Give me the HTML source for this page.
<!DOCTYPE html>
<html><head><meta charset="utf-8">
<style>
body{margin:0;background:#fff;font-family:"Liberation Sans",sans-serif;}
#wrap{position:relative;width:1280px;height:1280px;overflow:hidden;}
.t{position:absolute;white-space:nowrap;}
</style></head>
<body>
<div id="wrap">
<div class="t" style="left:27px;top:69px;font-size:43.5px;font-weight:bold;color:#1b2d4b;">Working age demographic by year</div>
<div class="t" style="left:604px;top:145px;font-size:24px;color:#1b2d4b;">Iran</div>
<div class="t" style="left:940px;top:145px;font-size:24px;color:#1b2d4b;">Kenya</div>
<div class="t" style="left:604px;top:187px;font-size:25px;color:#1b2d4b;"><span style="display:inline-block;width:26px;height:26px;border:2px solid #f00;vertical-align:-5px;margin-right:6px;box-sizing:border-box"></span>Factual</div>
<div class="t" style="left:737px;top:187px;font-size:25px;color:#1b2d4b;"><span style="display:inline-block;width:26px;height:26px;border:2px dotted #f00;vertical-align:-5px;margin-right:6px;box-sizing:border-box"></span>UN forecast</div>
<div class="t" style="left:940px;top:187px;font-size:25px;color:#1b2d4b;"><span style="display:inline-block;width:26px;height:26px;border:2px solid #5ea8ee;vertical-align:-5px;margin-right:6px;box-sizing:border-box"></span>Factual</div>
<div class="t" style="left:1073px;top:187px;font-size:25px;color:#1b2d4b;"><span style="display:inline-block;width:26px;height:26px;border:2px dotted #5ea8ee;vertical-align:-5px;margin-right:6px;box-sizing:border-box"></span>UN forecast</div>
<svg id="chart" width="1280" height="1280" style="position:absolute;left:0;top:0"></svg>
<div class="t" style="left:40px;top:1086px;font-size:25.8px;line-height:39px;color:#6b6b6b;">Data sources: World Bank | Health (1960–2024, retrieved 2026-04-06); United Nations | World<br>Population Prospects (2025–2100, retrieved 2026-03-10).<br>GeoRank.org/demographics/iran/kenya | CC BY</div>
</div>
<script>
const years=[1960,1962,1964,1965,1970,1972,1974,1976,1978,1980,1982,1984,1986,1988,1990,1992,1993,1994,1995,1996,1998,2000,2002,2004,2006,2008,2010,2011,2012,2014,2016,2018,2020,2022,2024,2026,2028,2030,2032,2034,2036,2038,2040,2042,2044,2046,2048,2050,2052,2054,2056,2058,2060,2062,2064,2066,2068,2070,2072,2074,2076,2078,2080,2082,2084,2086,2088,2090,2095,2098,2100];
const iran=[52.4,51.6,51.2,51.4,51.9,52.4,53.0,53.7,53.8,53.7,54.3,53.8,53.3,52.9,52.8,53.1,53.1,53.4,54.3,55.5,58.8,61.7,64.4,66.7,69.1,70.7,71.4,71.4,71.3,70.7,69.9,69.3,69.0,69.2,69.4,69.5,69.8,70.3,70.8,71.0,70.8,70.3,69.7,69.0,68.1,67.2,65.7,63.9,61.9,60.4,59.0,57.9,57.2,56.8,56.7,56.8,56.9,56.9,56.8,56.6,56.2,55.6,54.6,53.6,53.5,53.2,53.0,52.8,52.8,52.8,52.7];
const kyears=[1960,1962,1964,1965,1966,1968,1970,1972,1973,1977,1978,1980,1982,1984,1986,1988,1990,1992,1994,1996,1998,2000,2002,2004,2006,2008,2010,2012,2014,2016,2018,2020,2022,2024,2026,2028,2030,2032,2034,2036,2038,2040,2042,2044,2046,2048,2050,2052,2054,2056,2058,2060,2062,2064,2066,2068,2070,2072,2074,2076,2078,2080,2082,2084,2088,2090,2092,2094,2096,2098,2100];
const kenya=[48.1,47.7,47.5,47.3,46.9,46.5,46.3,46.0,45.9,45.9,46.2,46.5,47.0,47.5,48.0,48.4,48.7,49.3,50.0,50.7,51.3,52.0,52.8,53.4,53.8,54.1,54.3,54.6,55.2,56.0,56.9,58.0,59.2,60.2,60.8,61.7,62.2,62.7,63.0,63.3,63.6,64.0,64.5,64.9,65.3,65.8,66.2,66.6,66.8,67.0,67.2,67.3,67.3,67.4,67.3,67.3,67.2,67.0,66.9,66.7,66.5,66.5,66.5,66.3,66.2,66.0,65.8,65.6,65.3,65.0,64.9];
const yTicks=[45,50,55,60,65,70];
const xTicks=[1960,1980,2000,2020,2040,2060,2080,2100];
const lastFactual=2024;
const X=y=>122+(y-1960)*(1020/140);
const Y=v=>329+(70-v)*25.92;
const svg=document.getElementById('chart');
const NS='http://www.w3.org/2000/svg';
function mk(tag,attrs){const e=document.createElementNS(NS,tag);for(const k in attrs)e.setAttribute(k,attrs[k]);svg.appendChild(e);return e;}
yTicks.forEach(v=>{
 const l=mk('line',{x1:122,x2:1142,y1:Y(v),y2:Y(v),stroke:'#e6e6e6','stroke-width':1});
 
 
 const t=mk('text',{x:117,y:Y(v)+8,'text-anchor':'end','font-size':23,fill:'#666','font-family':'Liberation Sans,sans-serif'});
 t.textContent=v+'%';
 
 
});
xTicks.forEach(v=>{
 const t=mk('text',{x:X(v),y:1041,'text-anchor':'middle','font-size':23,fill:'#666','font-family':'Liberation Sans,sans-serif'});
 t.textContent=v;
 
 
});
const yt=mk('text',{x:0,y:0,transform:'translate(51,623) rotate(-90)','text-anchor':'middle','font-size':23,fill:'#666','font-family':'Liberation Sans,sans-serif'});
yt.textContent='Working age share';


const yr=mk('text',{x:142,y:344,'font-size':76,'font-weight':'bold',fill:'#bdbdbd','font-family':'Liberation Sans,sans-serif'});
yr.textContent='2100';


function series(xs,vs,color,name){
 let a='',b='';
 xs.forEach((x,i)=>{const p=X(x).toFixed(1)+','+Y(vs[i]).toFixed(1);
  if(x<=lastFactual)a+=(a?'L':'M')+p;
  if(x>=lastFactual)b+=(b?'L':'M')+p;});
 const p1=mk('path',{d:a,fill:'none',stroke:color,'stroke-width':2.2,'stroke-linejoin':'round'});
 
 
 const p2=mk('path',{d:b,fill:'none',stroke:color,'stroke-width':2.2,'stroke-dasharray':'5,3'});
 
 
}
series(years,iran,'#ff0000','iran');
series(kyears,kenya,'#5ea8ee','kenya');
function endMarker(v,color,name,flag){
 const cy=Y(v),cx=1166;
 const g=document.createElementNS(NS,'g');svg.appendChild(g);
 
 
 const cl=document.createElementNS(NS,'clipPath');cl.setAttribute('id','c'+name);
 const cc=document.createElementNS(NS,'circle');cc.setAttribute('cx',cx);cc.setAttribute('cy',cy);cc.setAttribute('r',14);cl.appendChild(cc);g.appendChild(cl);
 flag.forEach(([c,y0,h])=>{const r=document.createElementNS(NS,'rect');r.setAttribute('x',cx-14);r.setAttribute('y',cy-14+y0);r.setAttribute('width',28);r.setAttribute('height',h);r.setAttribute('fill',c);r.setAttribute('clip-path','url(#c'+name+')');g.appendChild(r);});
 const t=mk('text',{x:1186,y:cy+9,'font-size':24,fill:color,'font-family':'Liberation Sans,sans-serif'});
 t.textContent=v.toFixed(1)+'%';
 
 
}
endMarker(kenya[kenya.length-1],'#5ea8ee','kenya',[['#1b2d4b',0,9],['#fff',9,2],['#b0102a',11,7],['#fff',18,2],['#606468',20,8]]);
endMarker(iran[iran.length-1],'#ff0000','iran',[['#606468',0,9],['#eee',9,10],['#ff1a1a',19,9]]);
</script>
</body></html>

...

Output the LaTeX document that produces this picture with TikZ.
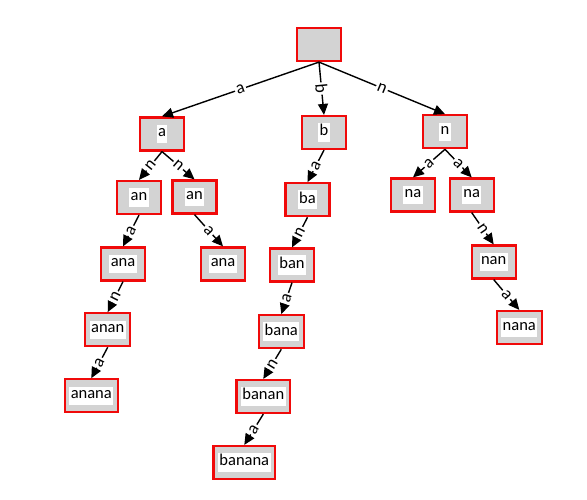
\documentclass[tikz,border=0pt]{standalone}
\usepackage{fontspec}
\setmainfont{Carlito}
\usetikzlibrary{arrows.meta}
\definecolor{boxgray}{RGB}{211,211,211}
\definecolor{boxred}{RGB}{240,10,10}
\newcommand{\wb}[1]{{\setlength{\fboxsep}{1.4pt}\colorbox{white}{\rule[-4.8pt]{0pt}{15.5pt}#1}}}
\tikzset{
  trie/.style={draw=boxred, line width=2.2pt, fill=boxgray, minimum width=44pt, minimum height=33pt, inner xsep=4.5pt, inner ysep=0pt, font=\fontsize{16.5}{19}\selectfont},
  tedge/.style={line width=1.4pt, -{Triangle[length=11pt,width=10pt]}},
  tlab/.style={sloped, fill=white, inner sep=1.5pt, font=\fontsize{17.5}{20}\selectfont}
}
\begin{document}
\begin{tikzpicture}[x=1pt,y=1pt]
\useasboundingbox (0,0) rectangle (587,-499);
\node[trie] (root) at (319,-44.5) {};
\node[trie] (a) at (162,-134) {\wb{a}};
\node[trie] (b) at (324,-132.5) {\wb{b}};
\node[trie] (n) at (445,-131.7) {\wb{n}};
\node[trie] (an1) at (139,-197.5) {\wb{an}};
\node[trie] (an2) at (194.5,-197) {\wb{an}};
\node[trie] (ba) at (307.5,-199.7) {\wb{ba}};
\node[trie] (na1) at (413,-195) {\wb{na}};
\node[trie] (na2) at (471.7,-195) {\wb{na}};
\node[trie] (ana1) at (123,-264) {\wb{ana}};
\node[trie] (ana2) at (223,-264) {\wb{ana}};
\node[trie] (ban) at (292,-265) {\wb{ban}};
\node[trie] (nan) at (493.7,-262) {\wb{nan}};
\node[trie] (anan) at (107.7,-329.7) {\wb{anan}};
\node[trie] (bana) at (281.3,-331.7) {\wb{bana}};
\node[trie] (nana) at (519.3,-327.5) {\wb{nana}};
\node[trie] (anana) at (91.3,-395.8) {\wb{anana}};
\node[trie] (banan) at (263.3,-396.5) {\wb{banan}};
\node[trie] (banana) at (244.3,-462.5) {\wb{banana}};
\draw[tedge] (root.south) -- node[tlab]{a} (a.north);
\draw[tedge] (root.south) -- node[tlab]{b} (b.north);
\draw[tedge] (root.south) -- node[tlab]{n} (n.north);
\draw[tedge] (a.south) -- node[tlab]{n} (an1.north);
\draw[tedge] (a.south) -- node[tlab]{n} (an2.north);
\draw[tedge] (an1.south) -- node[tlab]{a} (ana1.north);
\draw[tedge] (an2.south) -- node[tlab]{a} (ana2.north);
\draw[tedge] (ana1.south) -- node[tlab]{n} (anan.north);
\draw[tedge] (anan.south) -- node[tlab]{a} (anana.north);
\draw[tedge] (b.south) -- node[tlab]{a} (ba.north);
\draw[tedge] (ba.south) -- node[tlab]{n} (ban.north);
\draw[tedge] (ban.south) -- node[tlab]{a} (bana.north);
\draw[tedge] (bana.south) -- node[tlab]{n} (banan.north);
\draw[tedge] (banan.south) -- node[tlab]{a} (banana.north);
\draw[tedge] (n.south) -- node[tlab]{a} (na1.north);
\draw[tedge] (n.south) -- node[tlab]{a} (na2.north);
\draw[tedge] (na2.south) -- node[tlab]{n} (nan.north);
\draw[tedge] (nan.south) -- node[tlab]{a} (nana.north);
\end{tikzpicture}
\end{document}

---

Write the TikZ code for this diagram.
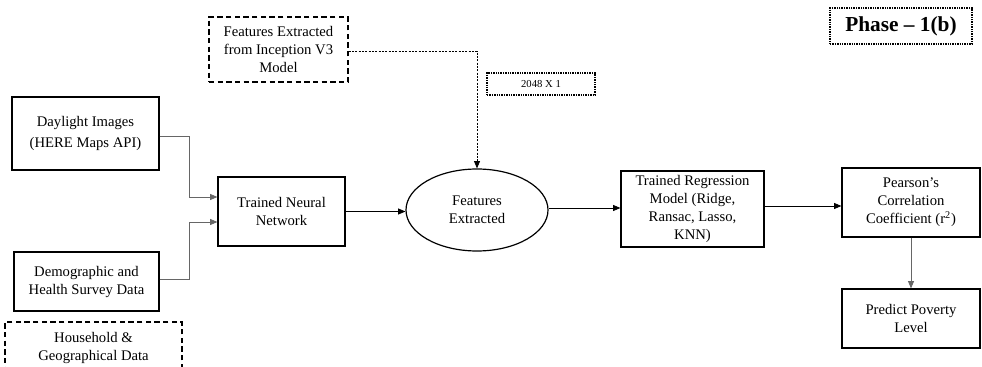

* **TASK OBJECTIVE**
Identify the lines that hold the word "this". Copy every one of them.

* **OUTPUT OF THE EXERCISE**
Give me the HTML source for this page.
Output the LaTeX document that produces this picture with TikZ.
Write the TikZ code for this diagram.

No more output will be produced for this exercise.